La forma, que durante la Edad Media había sido considerada como un elemento accesorio, al servicio de la intención didáctica o moral (cf. Juan Manuel) adquiere ahora la importancia de algo valioso por sí mismo. La belleza, reflejo de Dios, es desde ahora la meta capital del artista, y la Naturaleza, ya directamente observada, ya asimilada a través de los clásicos, la fuente principal de inspiración.
El Renacimiento cultiva un arte selecto para minorías, artificioso y auténticmente literario. Busca en la cuidadosa excelencia de la forma la justificación de su quehacer y la diferencia que ha de separarle del poeta popular divertidor de multitudes.

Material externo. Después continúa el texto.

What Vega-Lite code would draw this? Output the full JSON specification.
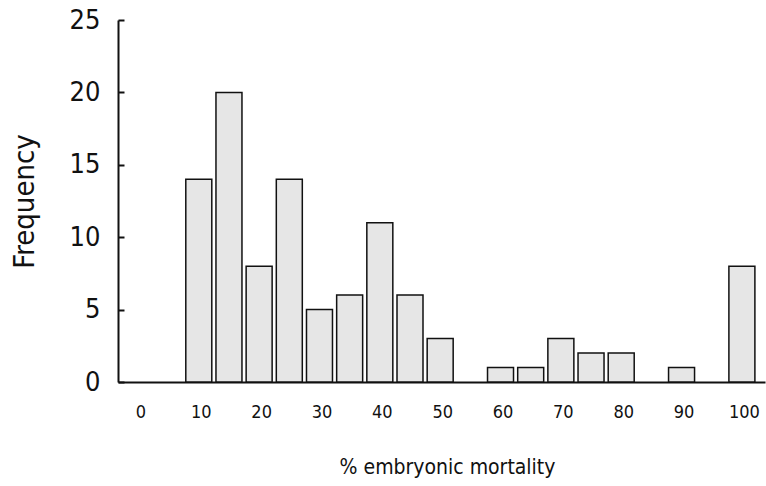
{
  "$schema": "https://vega.github.io/schema/vega-lite/v6.json",
  "width": 647,
  "height": 362,
  "autosize": "none",
  "padding": {"left": 118, "top": 20, "right": 1, "bottom": 104},
  "background": "white",
  "data": {"values": [
    {"mortality": 10, "frequency": 14},
    {"mortality": 15, "frequency": 20},
    {"mortality": 20, "frequency": 8},
    {"mortality": 25, "frequency": 14},
    {"mortality": 30, "frequency": 5},
    {"mortality": 35, "frequency": 6},
    {"mortality": 40, "frequency": 11},
    {"mortality": 45, "frequency": 6},
    {"mortality": 50, "frequency": 3},
    {"mortality": 60, "frequency": 1},
    {"mortality": 65, "frequency": 1},
    {"mortality": 70, "frequency": 3},
    {"mortality": 75, "frequency": 2},
    {"mortality": 80, "frequency": 2},
    {"mortality": 90, "frequency": 1},
    {"mortality": 100, "frequency": 8}
  ]},
  "config": {
    "view": {"stroke": null},
    "font": "'DejaVu Sans Condensed', Roboto, sans-serif"
  },
  "mark": {"type": "bar", "size": 26, "fill": "#e6e6e6", "stroke": "#111", "strokeWidth": 1.5},
  "encoding": {
    "x": {
      "field": "mortality", "type": "quantitative",
      "scale": {"domain": [-2.56, 103], "nice": false, "zero": false},
      "axis": {
        "values": [0, 10, 20, 30, 40, 50, 60, 70, 80, 90, 100],
        "grid": false, "ticks": false,
        "domainColor": "#111", "domainWidth": 2,
        "labelFont": "'DejaVu Sans Condensed', Roboto, sans-serif", "labelFontSize": 18, "labelColor": "#111",
        "labelPadding": 21, "labelOffset": 2,
        "title": "% embryonic mortality",
        "titleFont": "'DejaVu Sans Condensed', Roboto, sans-serif", "titleFontSize": 21, "titleFontWeight": "normal", "titleColor": "#111",
        "titlePadding": 35, "titleX": 329
      }
    },
    "y": {
      "field": "frequency", "type": "quantitative",
      "scale": {"domain": [0, 25], "nice": false},
      "axis": {
        "values": [0, 5, 10, 15, 20, 25],
        "grid": false,
        "tickSize": -6, "tickColor": "#111", "tickWidth": 2,
        "domainColor": "#111", "domainWidth": 2,
        "labelFont": "'DejaVu Sans Condensed', Roboto, sans-serif", "labelFontSize": 27, "labelColor": "#111",
        "labelPadding": 24,
        "title": "Frequency",
        "titleFont": "'DejaVu Sans Condensed', Roboto, sans-serif", "titleFontSize": 29, "titleFontWeight": "normal", "titleColor": "#111",
        "titlePadding": 30
      }
    }
  }
}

Con este afán de selección renacen los principales temas de la antigüedad pagana: los relatos mitológicos que se convierten en fuente imprescindible de poéticas comparaciones; el bucolismo pastoril, y las preceptivas de Aristóteles y Horacio (Horace). Al lado de los autores antiguos, los literatos italianos fueron los modelos indiscutibles con tanta o mayor influencia que aquéllos. En Petrarca (Petrarch) [1304-1374] se inspiran los poetas más notables de la centuria. De él adoptan el cultivo del endecasílabo, la artificiosidad de los conceptos amorosos, la preocupación formal, el gusto por el paisaje, las sutiles introspecciones de la pasión amorosa, y el tono delicado y sentimental, así como un tanto artificioso.